Last Friday's Newsround at 5.25pm began with an item all about Liverpool:-
Ellie: First to Liverpool, where a yearlong party is about to kick off. Thousands of people are on their way to the city, so we sent Helen to find out what's going on.
Helen: If you're in Liverpool tonight expect to go home with a stiff neck. There's a massive performance, and a lot of it is taking place on the rooftops. There'll be people up there, people behind me, thirteen hundred performers in all. And this is just the start of a yearlong festival event designed to show off Liverpool's best bits. Owen, Nicole and Harriet showed me some of them.

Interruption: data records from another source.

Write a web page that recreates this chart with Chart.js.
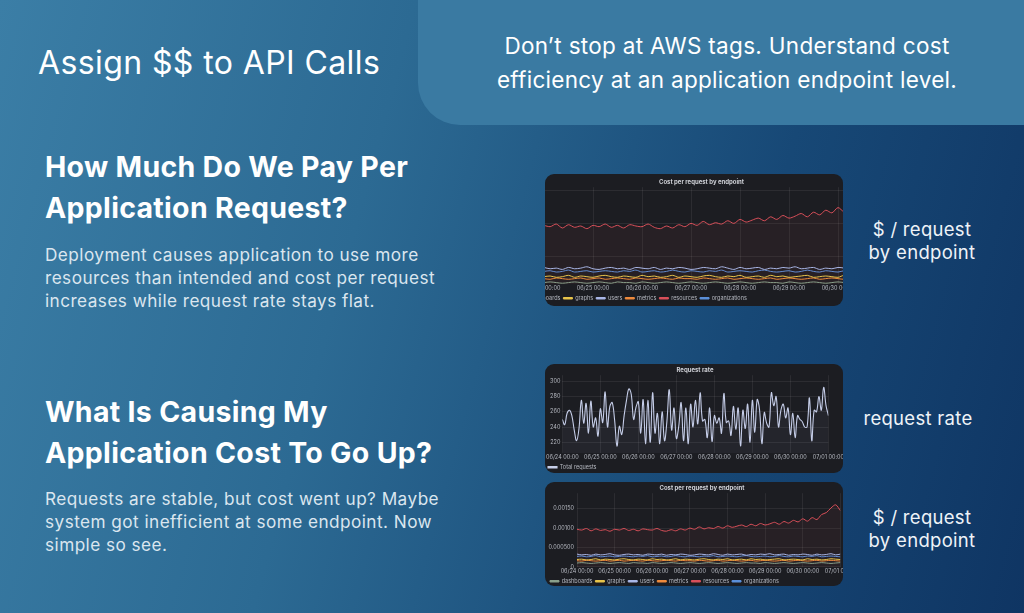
<!DOCTYPE html>
<html>
<head>
<meta charset="utf-8">
<script src="https://cdn.jsdelivr.net/npm/chart.js@4/dist/chart.umd.min.js"></script>
<style>
  html, body { margin: 0; padding: 0; }
  body {
    width: 1024px; height: 613px; overflow: hidden; position: relative;
    font-family: Inter, "Open Sans", sans-serif; color: #fff;
    background: linear-gradient(105deg, #3b7ea6 0%, #2c6a93 35%, #174876 70%, #0f3563 100%);
  }
  .top-panel {
    position: absolute; left: 418px; top: 0; width: 606px; height: 125px;
    background: #3a7aa2; border-bottom-left-radius: 42px;
  }
  .abs { position: absolute; }
  .title { left: 38px; top: 43px; font-size: 32px; font-weight: 400; letter-spacing: 0.4px; }
  .sub { left: 418px; width: 618px; top: 29px; text-align: center; font-size: 22.5px; line-height: 34px; letter-spacing: 0.3px; }
  h2 { margin: 0; font-size: 28.5px; font-weight: 700; line-height: 41px; letter-spacing: 0.3px; }
  p { margin: 0; font-size: 17.2px; line-height: 23px; color: #dbe6ef; letter-spacing: 0.45px; }
  .side { font-size: 18.5px; line-height: 23px; text-align: center; color: #eef3f8; letter-spacing: 0.3px; }
  .panel {
    position: absolute; left: 545px; width: 298px; background: #1c1d22;
    border-radius: 9px; overflow: hidden;
  }
  .panel canvas { position: absolute; }
</style>
</head>
<body>
<div class="top-panel"></div>
<div class="abs title">Assign $$ to API Calls</div>
<div class="abs sub">Don’t stop at AWS tags. Understand cost<br>efficiency at an application endpoint level.</div>

<div class="abs" style="left:45px;top:146px"><h2>How Much Do We Pay Per<br>Application Request?</h2></div>
<div class="abs" style="left:45px;top:243px"><p>Deployment causes application to use more<br>resources than intended and cost per request<br>increases while request rate stays flat.</p></div>

<div class="abs" style="left:45px;top:391px"><h2>What Is Causing My<br>Application Cost To Go Up?</h2></div>
<div class="abs" style="left:45px;top:487px"><p>Requests are stable, but cost went up? Maybe<br>system got inefficient at some endpoint. Now<br>simple so see.</p></div>

<div class="abs side" style="left:862px;top:218px;width:120px">$ / request<br>by endpoint</div>
<div class="abs side" style="left:858px;top:407px;width:120px">request rate</div>
<div class="abs side" style="left:862px;top:506px;width:120px">$ / request<br>by endpoint</div>

<div class="panel" style="top:174px;height:132px">
  <canvas id="c1" width="373" height="137" style="left:-30px;top:0"></canvas>
</div>
<div class="panel" style="top:364px;height:109px">
  <canvas id="c2" width="300" height="116" style="left:0;top:0"></canvas>
</div>
<div class="panel" style="top:482px;height:104px">
  <canvas id="c3" width="312" height="112" style="left:0;top:0"></canvas>
</div>

<script>
// ── Datos ────────────────────────────────────────────────────────────────
var dayLabels = ['06/24 00:00', '06/25 00:00', '06/26 00:00', '06/27 00:00',
                 '06/28 00:00', '06/29 00:00', '06/30 00:00', '07/01 00:00'];
var endpoints = ['dashboards', 'graphs', 'users', 'metrics', 'resources', 'organizations'];
var endpointColors = ['#8aa08a', '#e8c44a', '#a9b6e6', '#ef8a3c', '#d9505a', '#5b8fd9'];

// cost per request (x 1e-5 $)
var costDashboards = [10,11,10,9,10,11,10,9,10,11,10,9,11,10,10,9,11,10,9,10,11,10,9,10,11,10,9,10,11,10,9,10,11,10,9,10,11,10,10,9,11,10,9,10,11,10,9,10,11,10,9,10,11,10,9,10,11];
var costGraphs = [19,20,18,19,21,18,20,19,18,20,21,19,18,20,19,18,21,19,20,18,19,21,18,20,19,18,20,21,19,18,20,19,21,18,19,20,18,21,19,20,18,19,20,21,18,19,20,19,18,21,19,20,18,19,21,20,19];
var costUsers = [33,31,32,30,33,31,32,34,31,30,32,33,31,32,30,33,32,31,33,30,32,31,33,32,30,31,33,32,31,34,32,30,33,31,32,33,30,32,31,33,32,34,31,32,33,30,32,31,33,32,30,33,31,32,34,31,33];
var costMetrics = [16,15,17,16,15,16,17,15,16,17,15,16,17,16,15,17,16,15,16,17,16,15,17,16,16,15,17,16,15,16,17,15,16,17,16,15,16,17,15,16,17,16,15,16,17,15,16,17,16,15,16,17,15,16,17,16,15];
var costResources = [97,95,99,93,98,94,96,92,97,95,99,94,97,93,98,96,95,99,94,92,96,93,98,95,100,97,103,98,101,99,104,100,106,102,105,108,104,110,106,112,108,111,115,110,117,113,120,116,124,118,127,122,135,140,152,160,145];
var costOrgs = [27,28,26,27,29,26,27,28,26,27,28,27,26,28,27,29,26,27,28,26,27,29,27,26,28,27,26,28,27,29,26,27,28,27,26,28,29,27,26,27,28,26,27,29,27,26,28,27,26,28,27,29,26,27,28,27,26];
var costSeries = [costDashboards, costGraphs, costUsers, costMetrics, costResources, costOrgs];

var requestRate = [250,243,258,262,255,236,222,238,275,245,271,232,274,240,252,228,264,246,286,240,
  267,272,249,215,241,230,255,275,290,283,250,266,273,232,276,218,275,220,285,232,
  258,218,260,222,247,289,236,265,225,241,272,222,265,218,270,240,275,244,285,248,
  250,226,265,221,255,245,252,232,284,246,248,229,267,237,265,215,262,238,270,220,
  275,233,276,263,218,259,245,240,285,268,280,240,262,270,252,265,230,258,226,255,
  250,247,240,240,278,222,262,260,280,262,292,268,255];
var rateTicks = [220, 240, 260, 280, 300];
var costTicks = [0, 0.0005, 0.001, 0.0015];

// ── Helpers ──────────────────────────────────────────────────────────────
function pts(arr, scale) {
    var step = (dayLabels.length - 1) / (arr.length - 1);
    return arr.map(function (v, i) { return { x: i * step, y: v * scale }; });
}
var tickFont = { size: 5.5, family: 'Inter' };
var gridCol = 'rgba(255,255,255,0.07)';

function xAxis(hideLast) {
    return {
        type: 'linear', min: 0, max: dayLabels.length - 1,
        grid: { color: gridCol, drawTicks: false }, border: { display: false },
        ticks: { stepSize: 1, color: '#b5b8c0', font: tickFont, padding: 1, maxRotation: 0, autoSkip: false,
                 callback: function (v) { return (hideLast && v === dayLabels.length - 1) ? '' : (dayLabels[v] || ''); } }
    };
}
function legendOpts() {
    return {
        position: 'bottom', align: 'start',
        labels: { color: '#b5b8c0', font: tickFont, boxWidth: 9, boxHeight: 1.5, padding: 3 }
    };
}
function titleOpts(t) {
    return { display: true, text: t, color: '#d0d2d8', font: { size: 6, weight: 'bold', family: 'Inter' }, padding: { top: 3, bottom: 1 } };
}
function fixTicks(list) {
    return function (ax) { ax.ticks = list.map(function (v) { return { value: v }; }); };
}

// ── Coste por request (panel superior, recortado) ─────────────────────────
new Chart(document.getElementById('c1'), {
    type: 'line',
    data: {
        datasets: endpoints.map(function (name, k) {
            return {
                label: name, data: pts(costSeries[k], 1e-5),
                borderColor: endpointColors[k], backgroundColor: endpointColors[k],
                borderWidth: 1, pointRadius: 0, tension: 0.3,
                fill: k === 4 ? { target: 'origin', above: 'rgba(217,80,90,0.06)' } : false
            };
        })
    },
    options: {
        responsive: false, animation: false,
        layout: { padding: { left: 0, right: 0, bottom: 0, top: 2 } },
        plugins: { title: titleOpts('Cost per request by endpoint'), legend: legendOpts(), tooltip: { enabled: false } },
        scales: {
            x: xAxis(true),
            y: {
                min: 0.00008, max: 0.00155,
                afterBuildTicks: fixTicks(costTicks.slice(1)),
                afterFit: function (ax) { ax.width = 29; },
                grid: { color: gridCol, drawTicks: false }, border: { display: false },
                ticks: { display: false }
            }
        }
    }
});

// ── Request rate ─────────────────────────────────────────────────────────
new Chart(document.getElementById('c2'), {
    type: 'line',
    data: {
        datasets: [{
            label: 'Total requests', data: pts(requestRate, 1),
            borderColor: '#c5cde8', backgroundColor: '#c5cde8',
            borderWidth: 1.1, pointRadius: 0, tension: 0.4,
            fill: { target: 'origin', above: 'rgba(197,205,232,0.05)' }
        }]
    },
    options: {
        responsive: false, animation: false,
        layout: { padding: 0 },
        plugins: { title: titleOpts('Request rate'), legend: legendOpts(), tooltip: { enabled: false } },
        scales: {
            x: xAxis(false),
            y: {
                min: 206, max: 308,
                afterBuildTicks: fixTicks(rateTicks),
                grid: { color: gridCol, drawTicks: false }, border: { display: false },
                ticks: { color: '#b5b8c0', font: tickFont, padding: 2 }
            }
        }
    }
});

// ── Coste por request (panel inferior) ───────────────────────────────────
new Chart(document.getElementById('c3'), {
    type: 'line',
    data: {
        datasets: endpoints.map(function (name, k) {
            return {
                label: name, data: pts(costSeries[k], 1e-5),
                borderColor: endpointColors[k], backgroundColor: endpointColors[k],
                borderWidth: 1, pointRadius: 0, tension: 0.3,
                fill: k === 4 ? { target: 'origin', above: 'rgba(217,80,90,0.06)' } : false
            };
        })
    },
    options: {
        responsive: false, animation: false,
        layout: { padding: { left: 2, right: 0, bottom: 0 } },
        plugins: { title: titleOpts('Cost per request by endpoint'), legend: legendOpts(), tooltip: { enabled: false } },
        scales: {
            x: xAxis(false),
            y: {
                min: 0, max: 0.0019,
                afterBuildTicks: fixTicks(costTicks),
                afterFit: function (ax) { ax.width = 30; },
                grid: { color: gridCol, drawTicks: false }, border: { display: false },
                ticks: { color: '#b5b8c0', font: tickFont, padding: 3,
                         callback: function (v) { return v === 0 ? '0' : v === 0.0005 ? '0.000500' : v.toFixed(5); } }
            }
        }
    }
});
</script>
</body>
</html>
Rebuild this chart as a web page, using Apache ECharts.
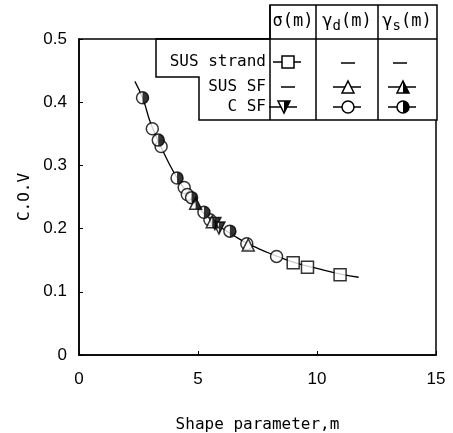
<!DOCTYPE html>
<html>
<head>
<meta charset="utf-8">
<script src="https://cdn.jsdelivr.net/npm/echarts@6/dist/echarts.min.js"></script>
<style>
html, body { margin: 0; padding: 0; background: #fff; }
#main { width: 453px; height: 433px; }
</style>
</head>
<body>
<div id="main"></div>
<script>
// fitted curve
var curveM   = [2.35, 2.7, 3.0, 3.5, 4.0, 4.5, 5.0, 5.5, 6.0, 6.5, 7.0, 7.5, 8.0, 9.0, 10.0, 11.0, 11.75];
var curveCov = [0.433, 0.404, 0.368, 0.325, 0.288, 0.259, 0.234, 0.215, 0.201, 0.189, 0.178, 0.169, 0.161, 0.147, 0.137, 0.128, 0.123];

// SUS strand, sigma(m)
var strandSigmaM   = [9.0, 9.6, 10.97];
var strandSigmaCov = [0.146, 0.139, 0.127];
// SUS SF, gamma_d(m) / gamma_s(m)
var susGdM   = [7.11];
var susGdCov = [0.174];
var susGsM   = [4.9, 5.6];
var susGsCov = [0.240, 0.211];
// C SF, sigma(m) / gamma_d(m) / gamma_s(m)
var cSigmaM   = [5.71, 5.88];
var cSigmaCov = [0.208, 0.201];
var cGdM   = [3.08, 3.45, 4.42, 4.55, 5.5, 7.05, 8.3];
var cGdCov = [0.358, 0.330, 0.265, 0.254, 0.214, 0.176, 0.156];
var cGsM   = [2.67, 3.33, 4.12, 4.73, 5.25, 6.34];
var cGsCov = [0.407, 0.340, 0.280, 0.249, 0.226, 0.196];

var xTicks = [0, 5, 10, 15];
var yTicks = [0, 0.1, 0.2, 0.3, 0.4, 0.5];

var rowLabels = ['SUS strand', 'SUS SF', 'C SF'];

function pairs(xs, ys) {
    return xs.map(function (x, i) { return [x, ys[i]]; });
}

var S = 12;
var HALF_CIRCLE = 'path://M0,0 A10,10 0 0,1 0,20 Z';
var HALF_TRI = 'path://M0,0 L10,20 L0,20 Z';
var HALF_INV_TRI = 'path://M0,0 L10,0 L0,20 Z';
var open = { color: '#fff', borderColor: '#000', borderWidth: 1.5 };
var solid = { color: '#000' };

function scatter(data, symbol, style, extra) {
    var s = {
        type: 'scatter',
        data: data,
        symbol: symbol,
        symbolSize: S,
        itemStyle: style,
        silent: true,
        z: 3
    };
    for (var k in extra) s[k] = extra[k];
    return s;
}

var mono = "'DejaVu Sans Mono', 'Liberation Mono', monospace";
var ink = '#000';

var myChart = echarts.init(document.getElementById('main'));

// legend table (drawn as graphics)
var T = { top: 5, head: 39, bot: 120, c0: 270, c1: 316, c2: 378, c3: 437, lx: 156, ly: 77, sx: 199 };
var line = function (pts) {
    return { type: 'polyline', shape: { points: pts }, style: { stroke: ink, lineWidth: 1.5, fill: null }, z: 10 };
};
var rowY = [62, 87, 107];
var colX = [288, 348, 403];

function legSym(kind, cx, cy) {
    var out = [line([[cx - 15, cy], [cx + 13, cy]])];
    var r = 6;
    if (kind === 'rect') {
        out.push({ type: 'rect', shape: { x: cx - r, y: cy - r, width: 2 * r, height: 2 * r }, style: { fill: '#fff', stroke: ink, lineWidth: 1.5 }, z: 11 });
    } else if (kind === 'circle' || kind === 'halfcircle') {
        out.push({ type: 'circle', shape: { cx: cx, cy: cy, r: r }, style: { fill: '#fff', stroke: ink, lineWidth: 1.5 }, z: 11 });
        if (kind === 'halfcircle') out.push({ type: 'sector', shape: { cx: cx, cy: cy, r: r, startAngle: -Math.PI / 2, endAngle: Math.PI / 2 }, style: { fill: ink }, z: 12 });
    } else if (kind === 'tri' || kind === 'halftri') {
        out.push({ type: 'polygon', shape: { points: [[cx, cy - r], [cx + r, cy + r], [cx - r, cy + r]] }, style: { fill: '#fff', stroke: ink, lineWidth: 1.5 }, z: 11 });
        if (kind === 'halftri') out.push({ type: 'polygon', shape: { points: [[cx, cy - r], [cx + r, cy + r], [cx, cy + r]] }, style: { fill: ink }, z: 12 });
    } else if (kind === 'invtri') {
        out.push({ type: 'polygon', shape: { points: [[cx - r, cy - r], [cx + r, cy - r], [cx, cy + r]] }, style: { fill: '#fff', stroke: ink, lineWidth: 1.5 }, z: 11 });
        out.push({ type: 'polygon', shape: { points: [[cx, cy - r], [cx + r, cy - r], [cx, cy + r]] }, style: { fill: ink }, z: 12 });
    }
    return out;
}
function dash(cx, cy) {
    return line([[cx - 7, cy], [cx + 7, cy]]);
}

var graphics = [
    { type: 'polygon', shape: { points: [[T.c0, T.top], [T.c3, T.top], [T.c3, T.bot], [T.sx, T.bot], [T.sx, T.ly], [T.lx, T.ly], [T.lx, T.head], [T.c0, T.head]] },
      style: { fill: '#fff', stroke: ink, lineWidth: 1.5 }, z: 9 },
    line([[T.c0, T.top], [T.c0, T.bot]]),
    line([[T.c1, T.top], [T.c1, T.bot]]),
    line([[T.c2, T.top], [T.c2, T.bot]]),
    line([[T.lx, T.head], [T.c3, T.head]]),
    { type: 'text', x: 293, y: 22, style: { text: 'σ(m)', font: '17px ' + mono, fill: ink, align: 'center', verticalAlign: 'middle' }, z: 11 },
    { type: 'text', x: 347, y: 22, style: { text: '{a|γ}{s|d}{a|(m)}', rich: { a: { font: '17px ' + mono, fill: ink }, s: { font: '14px ' + mono, fill: ink, padding: [8, 0, 0, 0] } }, align: 'center', verticalAlign: 'middle' }, z: 11 },
    { type: 'text', x: 407, y: 22, style: { text: '{a|γ}{s|s}{a|(m)}', rich: { a: { font: '17px ' + mono, fill: ink }, s: { font: '14px ' + mono, fill: ink, padding: [8, 0, 0, 0] } }, align: 'center', verticalAlign: 'middle' }, z: 11 }
];
rowLabels.forEach(function (t, i) {
    graphics.push({ type: 'text', x: 266, y: rowY[i], style: { text: t, font: '16px ' + mono, fill: ink, align: 'right', verticalAlign: 'middle' }, z: 11 });
});
graphics = graphics.concat(
    legSym('rect', colX[0], rowY[0]), [dash(colX[1], rowY[0] + 1), dash(colX[2] - 3, rowY[0] + 1)],
    [dash(colX[0], rowY[1])], legSym('tri', colX[1], rowY[1]), legSym('halftri', colX[2], rowY[1]),
    legSym('invtri', colX[0] - 4, rowY[2]), legSym('circle', colX[1], rowY[2]), legSym('halfcircle', colX[2], rowY[2])
);

var option = {
    animation: false,
    backgroundColor: '#fff',
    grid: { left: 79, right: 17, top: 39, bottom: 78, show: true, borderColor: ink, borderWidth: 1.5, outerBoundsMode: 'none' },
    xAxis: {
        type: 'value', min: xTicks[0], max: xTicks[xTicks.length - 1], interval: 5,
        name: 'Shape parameter,m', nameLocation: 'middle', nameGap: 62,
        nameTextStyle: { fontFamily: 'DejaVu Sans Mono', fontSize: 16, color: ink },
        axisLine: { lineStyle: { color: ink, width: 1.5 } },
        axisTick: { inside: true, length: 4, lineStyle: { color: ink } },
        axisLabel: { margin: 16, fontFamily: 'Liberation Sans', fontSize: 17, color: ink },
        splitLine: { show: false }
    },
    yAxis: {
        type: 'value', min: yTicks[0], max: yTicks[yTicks.length - 1], interval: 0.1,
        name: 'C.O.V', nameLocation: 'middle', nameGap: 46,
        nameTextStyle: { fontFamily: 'DejaVu Sans Mono', fontSize: 16, color: ink },
        axisLine: { lineStyle: { color: ink, width: 1.5 } },
        axisTick: { inside: true, length: 4, lineStyle: { color: ink } },
        axisLabel: { margin: 12, fontFamily: 'Liberation Sans', fontSize: 17, color: ink },
        splitLine: { show: false }
    },
    graphic: graphics,
    series: [
        {
            type: 'line', data: pairs(curveM, curveCov), smooth: true, showSymbol: false,
            lineStyle: { color: ink, width: 1.3 }, silent: true, z: 2
        },
        scatter(pairs(strandSigmaM, strandSigmaCov), 'rect', open),
        scatter(pairs(cGdM, cGdCov), 'circle', open),
        scatter(pairs(cGsM, cGsCov), 'circle', open),
        scatter(pairs(cGsM, cGsCov), HALF_CIRCLE, solid, { symbolSize: [S / 2, S], symbolOffset: [S / 4, 0], z: 4 }),
        scatter(pairs(cSigmaM, cSigmaCov), 'triangle', open, { symbolRotate: 180 }),
        scatter(pairs(cSigmaM, cSigmaCov), HALF_INV_TRI, solid, { symbolSize: [S / 2, S], symbolOffset: [S / 4, 0], z: 4 }),
        scatter(pairs(susGdM, susGdCov), 'triangle', open),
        scatter(pairs(susGsM, susGsCov), 'triangle', open),
        scatter(pairs(susGsM, susGsCov), HALF_TRI, solid, { symbolSize: [S / 2, S], symbolOffset: [S / 4, 0], z: 4 })
    ]
};

myChart.setOption(option);
</script>
</body>
</html>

Phil Redmond, TV producer and creator of Grange Hill, was questioned recently by The Guardian about his role in Liverpool's City of Culture celebrations. When asked what he would be doing if he wasn't working on this, Phil responded: I was going to say I'd be driving through Grange Hill's 30th anniversary celebrations, but that wouldn't be true. The BBC has abandoned what Grange Hill was about in order to attract viewers aged six to 12 rather than its traditional 13-plus constituency, so there's nothing to celebrate.
Phil went on to agree that he felt the BBC had strangled his baby.
Phil Redmond's words don't just apply to Grange Hill, but to CBBC generally. There are virtually no programmes aimed at older kids, even taking into account the derisory amount of TV airtime on the new teen brand - BBC Switch.